Le sang froid de cet analyste me laisse assez rêveur d'autant plus que l'Espagne et l'Italie et la France seront en première ligne avec un beau tas de créances douteuses dans leur comptes. Mais pire que cela, les créanciers imposeront à nouveaux des taux d'intérêts élevés à la Grèce car les taux d'intérêts sont pour les prêteurs des primes de risque.
Faire défaut serait reculer pour mieux sauter tout en aggravant la situation à terme. Mais que ne ferait pas un gouvernement par pure idéologie ou clientélisme ?
La suite à l'automne.
Simple association d’idée miséreuse :
Une femme, dans la Russie soviétique, est obligée d’abandonner son enfant dans un orphelinat tenu par des soeurs. Elle confie à l’enfant un chat comme compagnon de misère.
Bien plus tard, la dame retourne voir l’enfant et s’étonne de l’absence du chat.
“Oh, les soeurs l’ont tué dès que vous êtes partie. On l’a mangé le soir.

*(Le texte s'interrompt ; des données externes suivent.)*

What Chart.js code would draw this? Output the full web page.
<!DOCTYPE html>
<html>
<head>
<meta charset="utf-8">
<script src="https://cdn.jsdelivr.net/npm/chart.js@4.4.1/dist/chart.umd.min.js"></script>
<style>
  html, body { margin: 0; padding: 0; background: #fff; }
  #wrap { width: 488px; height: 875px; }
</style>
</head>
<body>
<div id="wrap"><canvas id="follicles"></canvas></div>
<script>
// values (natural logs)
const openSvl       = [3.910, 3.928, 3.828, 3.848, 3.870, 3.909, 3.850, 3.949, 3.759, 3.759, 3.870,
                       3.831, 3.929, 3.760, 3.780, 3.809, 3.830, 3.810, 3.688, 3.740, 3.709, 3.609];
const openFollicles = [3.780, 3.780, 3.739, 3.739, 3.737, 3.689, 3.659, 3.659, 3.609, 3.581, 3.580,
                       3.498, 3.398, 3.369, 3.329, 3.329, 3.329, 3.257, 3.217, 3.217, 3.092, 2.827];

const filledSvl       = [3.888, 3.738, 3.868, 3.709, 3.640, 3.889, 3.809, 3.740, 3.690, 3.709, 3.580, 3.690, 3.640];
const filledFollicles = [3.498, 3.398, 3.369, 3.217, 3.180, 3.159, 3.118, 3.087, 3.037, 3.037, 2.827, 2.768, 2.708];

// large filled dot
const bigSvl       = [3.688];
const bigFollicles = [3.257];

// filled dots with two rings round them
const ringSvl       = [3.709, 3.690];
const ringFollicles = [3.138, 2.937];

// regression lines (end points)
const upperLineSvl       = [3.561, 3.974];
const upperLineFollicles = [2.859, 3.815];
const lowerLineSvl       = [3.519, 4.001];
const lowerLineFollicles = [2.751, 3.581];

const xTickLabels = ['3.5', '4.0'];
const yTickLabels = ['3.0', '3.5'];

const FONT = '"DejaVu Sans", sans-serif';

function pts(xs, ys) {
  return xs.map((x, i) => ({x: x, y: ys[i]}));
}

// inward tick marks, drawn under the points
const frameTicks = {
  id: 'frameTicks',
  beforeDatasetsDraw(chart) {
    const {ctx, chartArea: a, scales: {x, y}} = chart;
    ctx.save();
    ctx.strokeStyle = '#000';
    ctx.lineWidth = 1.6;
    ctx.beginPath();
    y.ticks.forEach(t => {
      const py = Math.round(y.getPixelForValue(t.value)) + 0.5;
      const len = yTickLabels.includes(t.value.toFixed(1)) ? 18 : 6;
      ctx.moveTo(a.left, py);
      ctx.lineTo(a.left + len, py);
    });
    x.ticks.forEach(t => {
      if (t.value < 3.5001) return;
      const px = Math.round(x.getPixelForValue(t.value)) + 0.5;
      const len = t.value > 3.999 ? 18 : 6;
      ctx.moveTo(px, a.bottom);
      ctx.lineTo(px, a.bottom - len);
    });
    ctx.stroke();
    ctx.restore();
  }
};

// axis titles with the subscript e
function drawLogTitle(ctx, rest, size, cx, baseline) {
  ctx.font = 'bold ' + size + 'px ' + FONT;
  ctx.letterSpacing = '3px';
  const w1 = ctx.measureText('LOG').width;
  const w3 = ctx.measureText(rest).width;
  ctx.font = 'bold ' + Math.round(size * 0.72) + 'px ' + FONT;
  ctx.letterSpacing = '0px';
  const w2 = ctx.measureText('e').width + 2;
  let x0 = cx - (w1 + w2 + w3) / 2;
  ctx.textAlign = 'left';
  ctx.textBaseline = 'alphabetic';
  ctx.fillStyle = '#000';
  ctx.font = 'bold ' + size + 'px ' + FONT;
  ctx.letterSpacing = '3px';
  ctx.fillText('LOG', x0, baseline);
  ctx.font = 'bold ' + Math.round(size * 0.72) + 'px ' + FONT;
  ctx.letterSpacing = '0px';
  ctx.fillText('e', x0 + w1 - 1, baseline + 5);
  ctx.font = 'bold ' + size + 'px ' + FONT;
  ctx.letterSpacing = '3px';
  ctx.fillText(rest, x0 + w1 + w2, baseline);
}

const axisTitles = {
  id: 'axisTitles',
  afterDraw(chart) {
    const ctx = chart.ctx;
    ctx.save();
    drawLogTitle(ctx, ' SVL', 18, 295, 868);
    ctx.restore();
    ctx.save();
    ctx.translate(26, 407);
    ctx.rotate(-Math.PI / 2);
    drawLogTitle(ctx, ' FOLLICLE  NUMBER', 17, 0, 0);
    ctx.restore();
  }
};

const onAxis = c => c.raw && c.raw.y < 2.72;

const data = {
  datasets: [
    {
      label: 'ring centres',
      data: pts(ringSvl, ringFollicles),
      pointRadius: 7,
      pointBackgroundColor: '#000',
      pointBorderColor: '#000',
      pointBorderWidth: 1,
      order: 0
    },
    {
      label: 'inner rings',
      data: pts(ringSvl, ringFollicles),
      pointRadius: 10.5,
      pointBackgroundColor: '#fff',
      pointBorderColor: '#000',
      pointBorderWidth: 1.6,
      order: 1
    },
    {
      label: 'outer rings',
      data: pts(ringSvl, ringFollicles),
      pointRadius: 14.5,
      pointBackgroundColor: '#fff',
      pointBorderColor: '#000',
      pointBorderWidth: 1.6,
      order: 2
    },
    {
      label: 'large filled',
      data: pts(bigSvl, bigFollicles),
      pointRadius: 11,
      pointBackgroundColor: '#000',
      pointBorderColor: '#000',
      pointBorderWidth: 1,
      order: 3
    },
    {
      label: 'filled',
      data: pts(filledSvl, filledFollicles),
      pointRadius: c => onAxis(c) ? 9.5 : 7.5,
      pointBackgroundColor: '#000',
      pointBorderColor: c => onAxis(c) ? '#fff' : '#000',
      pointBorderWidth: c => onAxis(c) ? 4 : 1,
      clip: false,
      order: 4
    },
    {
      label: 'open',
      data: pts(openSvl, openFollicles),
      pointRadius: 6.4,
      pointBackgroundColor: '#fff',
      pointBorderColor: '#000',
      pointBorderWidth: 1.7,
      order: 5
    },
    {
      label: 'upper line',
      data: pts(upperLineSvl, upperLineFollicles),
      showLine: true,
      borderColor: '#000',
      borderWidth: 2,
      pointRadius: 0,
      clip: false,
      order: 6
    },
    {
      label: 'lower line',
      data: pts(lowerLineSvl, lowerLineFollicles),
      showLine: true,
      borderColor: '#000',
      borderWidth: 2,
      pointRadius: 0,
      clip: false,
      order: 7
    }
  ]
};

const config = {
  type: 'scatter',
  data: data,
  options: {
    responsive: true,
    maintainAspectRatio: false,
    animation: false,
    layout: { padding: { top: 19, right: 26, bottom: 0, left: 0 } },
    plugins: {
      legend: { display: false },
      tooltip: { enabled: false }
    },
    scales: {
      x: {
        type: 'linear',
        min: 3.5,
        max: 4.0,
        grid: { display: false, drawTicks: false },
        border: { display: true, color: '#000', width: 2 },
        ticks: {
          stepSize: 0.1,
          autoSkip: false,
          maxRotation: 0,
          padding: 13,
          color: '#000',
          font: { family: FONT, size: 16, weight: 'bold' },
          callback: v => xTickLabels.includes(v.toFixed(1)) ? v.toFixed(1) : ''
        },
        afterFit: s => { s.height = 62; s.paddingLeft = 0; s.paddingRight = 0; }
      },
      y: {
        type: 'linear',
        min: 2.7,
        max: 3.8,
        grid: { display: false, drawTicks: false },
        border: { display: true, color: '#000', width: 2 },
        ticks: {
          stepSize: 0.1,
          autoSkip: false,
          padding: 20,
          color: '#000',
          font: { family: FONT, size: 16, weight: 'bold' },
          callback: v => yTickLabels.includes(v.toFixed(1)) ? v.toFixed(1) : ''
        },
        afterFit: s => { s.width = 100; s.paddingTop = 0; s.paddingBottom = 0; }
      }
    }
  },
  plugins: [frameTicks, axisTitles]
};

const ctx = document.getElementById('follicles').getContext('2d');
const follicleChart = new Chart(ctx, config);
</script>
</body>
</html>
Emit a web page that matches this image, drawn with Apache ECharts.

Mais comme c’était le mien, j’en ai eu un plus gros bout !".
C’est dans un roman hallucinant de R. Littell “Requiem pour une révolution". Auteur du surprenant Sphinx de Sibérie dans lequel un ordinateur Cray va essayer de démontrer (ou pas) l’existence de dieu en s’attaquant au calcul de Pi.
Je vous cite:
“Le sans froid de cet analyste..".
Bon sang que vous arrive-t-il ? ;-)
Le spectacle du monde me fatigue…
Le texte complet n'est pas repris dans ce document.